In sum, the Kondratieff wave appears to be a highly pervasive and hence a critical process in the functioning of the world system. As such, it deserves more recognition than it currently receives. When more attention is paid to its influences, we will no doubt discover that it is even more central to world system development than we suspect currently.”
In addition to technology being a major factor in K cycles, credit and banking also play a crucial role. This is due to the fact that new technology spurs growth, initiative and risk taking. This mindset encourages investment and lending thus when the multiplier effect kicks in, economies expand rapidly. Thus as we focus our analysis on more modern times we find that periods of “K” expansion and contraction bring with them phases of bigger booms and busts. The picture is doubly exacerbated by increasingly more integrated world funding mechanisms which means these booms and busts are global rather than local and increasingly more political than economic.
Implications for 2012 and beyond:
Based on Professor Thompson’s analysis long K cycles have nearly a thousand years of supporting evidence. If we accept the fact that most winters in K cycles last 20 years (as outlined in the chart above) this would indicate that we are about halfway through the Kondratieff winter that commenced in the year 2000. Thus in all probability we will be moving from a “recession” to a “depression” phase in the cycle about the year 2013 and it should last until approximately 2017-2020. Like all cycles, K wave analysis is more “descriptive than prescriptive”, but provides enormous insight into our current economic condition. This it would be wise for our political and economic leaders to accept the lessons of history and realize that based on comprehensive economic evidence, following the 2007 systemic collapse of world banking and credit, things are likely to get much worse before they get better. Such evidence also supports the proposition that the USFED and the EUROECB instead of prolonging the agony through 5 trillion of credit expansion should liberate the “international market” and let it intelligently and efficiently do what it has done 18 times before. World bankers if they were properly versed in their craft would realize that Kondratiev’s heroism has given them the understanding they require to correctly comprehend and deal with the crisis. However, instead of seeing “it” as an acceptable development based on the natural result of technological stagnation they have panicked and mis-diagnosed it as a credit/monetary problem. Thus the epiphany of truth will only finally dawn when the both the FED and the ECB go bust and as every financial dog on Wall Street knows, this is not a matter of “if” but “when”.

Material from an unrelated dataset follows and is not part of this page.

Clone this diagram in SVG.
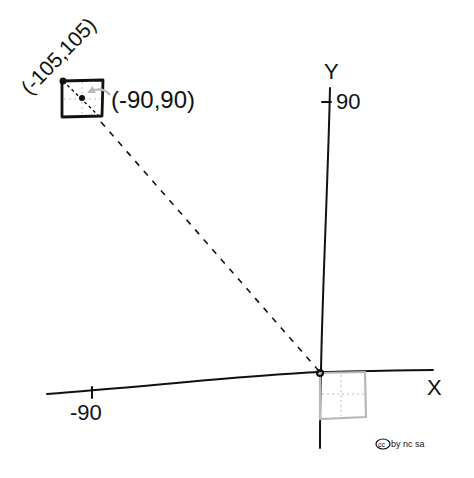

The good news is that after this creative destruction period is over the world economy will be ready for a new epoch making spring boom which will propel it to new levels of political, social and economic development. Hopefully enough reasoned minds will prevail to prevent the only catastrophe that will completely destroy this paradigm blossoming into fruition and that prospect I do not even wish to contemplate or enunciate as I desire to end this brief article on a resoundingly positive note.